* **Set exercise**: Retype each line exactly. Skip images.

+++ Dataset extract +++

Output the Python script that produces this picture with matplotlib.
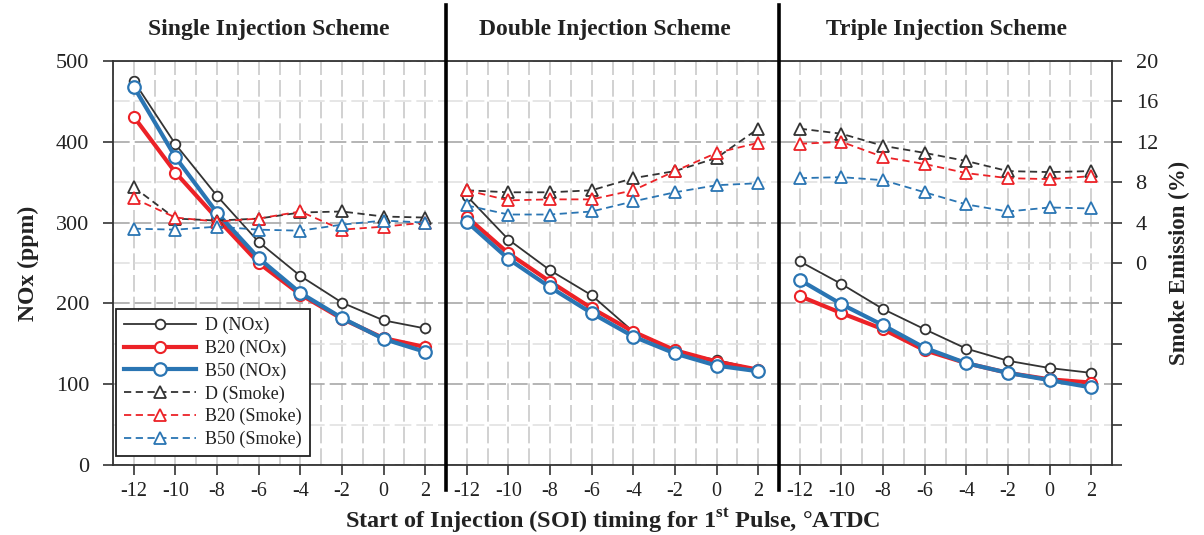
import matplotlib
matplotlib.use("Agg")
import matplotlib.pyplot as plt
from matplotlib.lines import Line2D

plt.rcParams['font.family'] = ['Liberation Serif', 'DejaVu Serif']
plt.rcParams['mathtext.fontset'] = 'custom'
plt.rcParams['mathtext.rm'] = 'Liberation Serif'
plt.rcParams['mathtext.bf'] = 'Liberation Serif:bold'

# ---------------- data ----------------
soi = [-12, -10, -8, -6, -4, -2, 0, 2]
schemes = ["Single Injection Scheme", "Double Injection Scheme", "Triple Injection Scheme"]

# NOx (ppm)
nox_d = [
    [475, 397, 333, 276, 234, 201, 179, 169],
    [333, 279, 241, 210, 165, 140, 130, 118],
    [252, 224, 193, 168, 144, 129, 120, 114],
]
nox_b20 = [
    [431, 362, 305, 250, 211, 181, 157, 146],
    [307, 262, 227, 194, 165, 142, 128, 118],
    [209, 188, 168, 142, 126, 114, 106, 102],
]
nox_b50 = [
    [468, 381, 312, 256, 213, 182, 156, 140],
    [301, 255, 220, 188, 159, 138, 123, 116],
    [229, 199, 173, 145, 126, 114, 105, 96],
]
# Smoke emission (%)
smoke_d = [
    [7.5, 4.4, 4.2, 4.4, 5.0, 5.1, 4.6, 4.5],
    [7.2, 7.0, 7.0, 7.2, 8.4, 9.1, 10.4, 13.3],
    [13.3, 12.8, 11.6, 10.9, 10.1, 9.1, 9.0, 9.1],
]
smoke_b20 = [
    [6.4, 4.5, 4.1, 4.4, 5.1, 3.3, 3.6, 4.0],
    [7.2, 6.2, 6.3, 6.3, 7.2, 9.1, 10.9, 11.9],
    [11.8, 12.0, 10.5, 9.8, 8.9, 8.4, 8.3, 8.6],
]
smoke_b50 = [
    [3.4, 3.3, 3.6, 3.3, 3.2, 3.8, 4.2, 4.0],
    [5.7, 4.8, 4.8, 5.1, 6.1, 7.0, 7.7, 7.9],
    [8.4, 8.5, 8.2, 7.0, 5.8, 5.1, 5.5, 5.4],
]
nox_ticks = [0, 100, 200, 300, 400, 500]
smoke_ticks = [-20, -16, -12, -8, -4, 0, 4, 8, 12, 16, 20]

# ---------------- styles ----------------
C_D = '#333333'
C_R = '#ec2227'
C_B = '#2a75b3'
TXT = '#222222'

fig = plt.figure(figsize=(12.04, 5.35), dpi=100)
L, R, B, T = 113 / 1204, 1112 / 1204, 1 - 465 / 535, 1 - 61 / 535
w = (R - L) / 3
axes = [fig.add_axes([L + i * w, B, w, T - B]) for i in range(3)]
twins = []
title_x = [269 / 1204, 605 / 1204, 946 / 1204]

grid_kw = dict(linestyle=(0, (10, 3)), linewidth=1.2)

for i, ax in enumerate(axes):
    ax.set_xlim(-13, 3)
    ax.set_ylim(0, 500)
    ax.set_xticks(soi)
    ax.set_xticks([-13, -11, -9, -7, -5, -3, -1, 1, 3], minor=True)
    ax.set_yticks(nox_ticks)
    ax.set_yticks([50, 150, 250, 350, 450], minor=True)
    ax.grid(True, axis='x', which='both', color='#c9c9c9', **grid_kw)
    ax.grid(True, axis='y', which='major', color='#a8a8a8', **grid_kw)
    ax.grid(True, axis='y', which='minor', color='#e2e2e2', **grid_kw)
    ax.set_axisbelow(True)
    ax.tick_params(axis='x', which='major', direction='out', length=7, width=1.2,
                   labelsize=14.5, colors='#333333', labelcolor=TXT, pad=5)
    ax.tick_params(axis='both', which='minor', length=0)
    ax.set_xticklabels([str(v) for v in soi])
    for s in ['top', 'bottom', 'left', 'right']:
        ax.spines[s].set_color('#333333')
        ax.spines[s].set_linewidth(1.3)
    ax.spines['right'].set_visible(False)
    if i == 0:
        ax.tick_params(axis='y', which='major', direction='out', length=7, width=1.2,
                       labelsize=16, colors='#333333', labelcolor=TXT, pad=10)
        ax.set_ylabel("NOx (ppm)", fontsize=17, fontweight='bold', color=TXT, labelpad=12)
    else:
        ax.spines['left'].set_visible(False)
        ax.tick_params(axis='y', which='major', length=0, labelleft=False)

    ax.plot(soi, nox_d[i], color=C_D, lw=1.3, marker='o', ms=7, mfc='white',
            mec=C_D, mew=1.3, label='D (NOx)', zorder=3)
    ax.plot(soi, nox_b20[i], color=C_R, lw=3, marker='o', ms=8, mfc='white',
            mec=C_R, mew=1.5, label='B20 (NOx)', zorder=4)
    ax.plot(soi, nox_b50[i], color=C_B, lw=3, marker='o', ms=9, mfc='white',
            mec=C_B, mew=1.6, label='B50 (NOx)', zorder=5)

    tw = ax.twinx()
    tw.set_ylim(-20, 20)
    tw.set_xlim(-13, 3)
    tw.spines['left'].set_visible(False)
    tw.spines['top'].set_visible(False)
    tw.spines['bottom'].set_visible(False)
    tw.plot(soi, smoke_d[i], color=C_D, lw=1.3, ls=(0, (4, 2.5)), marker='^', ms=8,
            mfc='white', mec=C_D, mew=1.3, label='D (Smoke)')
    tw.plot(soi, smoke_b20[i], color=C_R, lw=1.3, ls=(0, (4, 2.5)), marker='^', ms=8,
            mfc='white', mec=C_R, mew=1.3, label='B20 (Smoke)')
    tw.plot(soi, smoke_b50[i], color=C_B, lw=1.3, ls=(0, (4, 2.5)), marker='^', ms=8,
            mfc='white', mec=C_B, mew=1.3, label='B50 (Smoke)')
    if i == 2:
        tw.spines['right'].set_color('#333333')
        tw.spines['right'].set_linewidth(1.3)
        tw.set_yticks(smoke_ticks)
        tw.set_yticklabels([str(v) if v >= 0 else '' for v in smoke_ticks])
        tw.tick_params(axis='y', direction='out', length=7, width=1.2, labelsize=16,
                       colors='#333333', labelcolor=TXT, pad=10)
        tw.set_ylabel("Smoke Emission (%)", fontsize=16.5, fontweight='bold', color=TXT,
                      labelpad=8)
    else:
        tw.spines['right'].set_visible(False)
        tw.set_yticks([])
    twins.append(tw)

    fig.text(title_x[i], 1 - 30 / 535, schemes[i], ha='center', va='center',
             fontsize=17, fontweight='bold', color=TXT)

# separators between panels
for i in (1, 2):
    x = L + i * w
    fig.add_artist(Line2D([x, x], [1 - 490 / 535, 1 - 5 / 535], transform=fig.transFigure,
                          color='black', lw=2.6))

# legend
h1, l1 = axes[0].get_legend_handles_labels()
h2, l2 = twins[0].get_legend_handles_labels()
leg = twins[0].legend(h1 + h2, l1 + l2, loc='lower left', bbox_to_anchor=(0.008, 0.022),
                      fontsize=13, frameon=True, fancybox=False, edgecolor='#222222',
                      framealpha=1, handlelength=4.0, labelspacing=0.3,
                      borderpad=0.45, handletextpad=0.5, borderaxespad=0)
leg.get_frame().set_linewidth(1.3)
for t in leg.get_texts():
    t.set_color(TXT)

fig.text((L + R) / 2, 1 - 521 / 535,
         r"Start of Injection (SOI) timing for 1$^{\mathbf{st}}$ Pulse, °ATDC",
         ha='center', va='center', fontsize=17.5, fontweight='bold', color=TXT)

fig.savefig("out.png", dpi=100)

+++

* **Solution**:
Output the Python script that produces this picture with matplotlib.
import matplotlib
matplotlib.use("Agg")
import matplotlib.pyplot as plt
from matplotlib.lines import Line2D

plt.rcParams['font.family'] = ['Liberation Serif', 'DejaVu Serif']
plt.rcParams['mathtext.fontset'] = 'custom'
plt.rcParams['mathtext.rm'] = 'Liberation Serif'
plt.rcParams['mathtext.bf'] = 'Liberation Serif:bold'

# ---------------- data ----------------
soi = [-12, -10, -8, -6, -4, -2, 0, 2]
schemes = ["Single Injection Scheme", "Double Injection Scheme", "Triple Injection Scheme"]

# NOx (ppm)
nox_d = [
    [475, 397, 333, 276, 234, 201, 179, 169],
    [333, 279, 241, 210, 165, 140, 130, 118],
    [252, 224, 193, 168, 144, 129, 120, 114],
]
nox_b20 = [
    [431, 362, 305, 250, 211, 181, 157, 146],
    [307, 262, 227, 194, 165, 142, 128, 118],
    [209, 188, 168, 142, 126, 114, 106, 102],
]
nox_b50 = [
    [468, 381, 312, 256, 213, 182, 156, 140],
    [301, 255, 220, 188, 159, 138, 123, 116],
    [229, 199, 173, 145, 126, 114, 105, 96],
]
# Smoke emission (%)
smoke_d = [
    [7.5, 4.4, 4.2, 4.4, 5.0, 5.1, 4.6, 4.5],
    [7.2, 7.0, 7.0, 7.2, 8.4, 9.1, 10.4, 13.3],
    [13.3, 12.8, 11.6, 10.9, 10.1, 9.1, 9.0, 9.1],
]
smoke_b20 = [
    [6.4, 4.5, 4.1, 4.4, 5.1, 3.3, 3.6, 4.0],
    [7.2, 6.2, 6.3, 6.3, 7.2, 9.1, 10.9, 11.9],
    [11.8, 12.0, 10.5, 9.8, 8.9, 8.4, 8.3, 8.6],
]
smoke_b50 = [
    [3.4, 3.3, 3.6, 3.3, 3.2, 3.8, 4.2, 4.0],
    [5.7, 4.8, 4.8, 5.1, 6.1, 7.0, 7.7, 7.9],
    [8.4, 8.5, 8.2, 7.0, 5.8, 5.1, 5.5, 5.4],
]
nox_ticks = [0, 100, 200, 300, 400, 500]
smoke_ticks = [-20, -16, -12, -8, -4, 0, 4, 8, 12, 16, 20]

# ---------------- styles ----------------
C_D = '#333333'
C_R = '#ec2227'
C_B = '#2a75b3'
TXT = '#222222'

fig = plt.figure(figsize=(12.04, 5.35), dpi=100)
L, R, B, T = 113 / 1204, 1112 / 1204, 1 - 465 / 535, 1 - 61 / 535
w = (R - L) / 3
axes = [fig.add_axes([L + i * w, B, w, T - B]) for i in range(3)]
twins = []
title_x = [269 / 1204, 605 / 1204, 946 / 1204]

grid_kw = dict(linestyle=(0, (10, 3)), linewidth=1.2)

for i, ax in enumerate(axes):
    ax.set_xlim(-13, 3)
    ax.set_ylim(0, 500)
    ax.set_xticks(soi)
    ax.set_xticks([-13, -11, -9, -7, -5, -3, -1, 1, 3], minor=True)
    ax.set_yticks(nox_ticks)
    ax.set_yticks([50, 150, 250, 350, 450], minor=True)
    ax.grid(True, axis='x', which='both', color='#c9c9c9', **grid_kw)
    ax.grid(True, axis='y', which='major', color='#a8a8a8', **grid_kw)
    ax.grid(True, axis='y', which='minor', color='#e2e2e2', **grid_kw)
    ax.set_axisbelow(True)
    ax.tick_params(axis='x', which='major', direction='out', length=7, width=1.2,
                   labelsize=14.5, colors='#333333', labelcolor=TXT, pad=5)
    ax.tick_params(axis='both', which='minor', length=0)
    ax.set_xticklabels([str(v) for v in soi])
    for s in ['top', 'bottom', 'left', 'right']:
        ax.spines[s].set_color('#333333')
        ax.spines[s].set_linewidth(1.3)
    ax.spines['right'].set_visible(False)
    if i == 0:
        ax.tick_params(axis='y', which='major', direction='out', length=7, width=1.2,
                       labelsize=16, colors='#333333', labelcolor=TXT, pad=10)
        ax.set_ylabel("NOx (ppm)", fontsize=17, fontweight='bold', color=TXT, labelpad=12)
    else:
        ax.spines['left'].set_visible(False)
        ax.tick_params(axis='y', which='major', length=0, labelleft=False)

    ax.plot(soi, nox_d[i], color=C_D, lw=1.3, marker='o', ms=7, mfc='white',
            mec=C_D, mew=1.3, label='D (NOx)', zorder=3)
    ax.plot(soi, nox_b20[i], color=C_R, lw=3, marker='o', ms=8, mfc='white',
            mec=C_R, mew=1.5, label='B20 (NOx)', zorder=4)
    ax.plot(soi, nox_b50[i], color=C_B, lw=3, marker='o', ms=9, mfc='white',
            mec=C_B, mew=1.6, label='B50 (NOx)', zorder=5)

    tw = ax.twinx()
    tw.set_ylim(-20, 20)
    tw.set_xlim(-13, 3)
    tw.spines['left'].set_visible(False)
    tw.spines['top'].set_visible(False)
    tw.spines['bottom'].set_visible(False)
    tw.plot(soi, smoke_d[i], color=C_D, lw=1.3, ls=(0, (4, 2.5)), marker='^', ms=8,
            mfc='white', mec=C_D, mew=1.3, label='D (Smoke)')
    tw.plot(soi, smoke_b20[i], color=C_R, lw=1.3, ls=(0, (4, 2.5)), marker='^', ms=8,
            mfc='white', mec=C_R, mew=1.3, label='B20 (Smoke)')
    tw.plot(soi, smoke_b50[i], color=C_B, lw=1.3, ls=(0, (4, 2.5)), marker='^', ms=8,
            mfc='white', mec=C_B, mew=1.3, label='B50 (Smoke)')
    if i == 2:
        tw.spines['right'].set_color('#333333')
        tw.spines['right'].set_linewidth(1.3)
        tw.set_yticks(smoke_ticks)
        tw.set_yticklabels([str(v) if v >= 0 else '' for v in smoke_ticks])
        tw.tick_params(axis='y', direction='out', length=7, width=1.2, labelsize=16,
                       colors='#333333', labelcolor=TXT, pad=10)
        tw.set_ylabel("Smoke Emission (%)", fontsize=16.5, fontweight='bold', color=TXT,
                      labelpad=8)
    else:
        tw.spines['right'].set_visible(False)
        tw.set_yticks([])
    twins.append(tw)

    fig.text(title_x[i], 1 - 30 / 535, schemes[i], ha='center', va='center',
             fontsize=17, fontweight='bold', color=TXT)

# separators between panels
for i in (1, 2):
    x = L + i * w
    fig.add_artist(Line2D([x, x], [1 - 490 / 535, 1 - 5 / 535], transform=fig.transFigure,
                          color='black', lw=2.6))

# legend
h1, l1 = axes[0].get_legend_handles_labels()
h2, l2 = twins[0].get_legend_handles_labels()
leg = twins[0].legend(h1 + h2, l1 + l2, loc='lower left', bbox_to_anchor=(0.008, 0.022),
                      fontsize=13, frameon=True, fancybox=False, edgecolor='#222222',
                      framealpha=1, handlelength=4.0, labelspacing=0.3,
                      borderpad=0.45, handletextpad=0.5, borderaxespad=0)
leg.get_frame().set_linewidth(1.3)
for t in leg.get_texts():
    t.set_color(TXT)

fig.text((L + R) / 2, 1 - 521 / 535,
         r"Start of Injection (SOI) timing for 1$^{\mathbf{st}}$ Pulse, °ATDC",
         ha='center', va='center', fontsize=17.5, fontweight='bold', color=TXT)

fig.savefig("out.png", dpi=100)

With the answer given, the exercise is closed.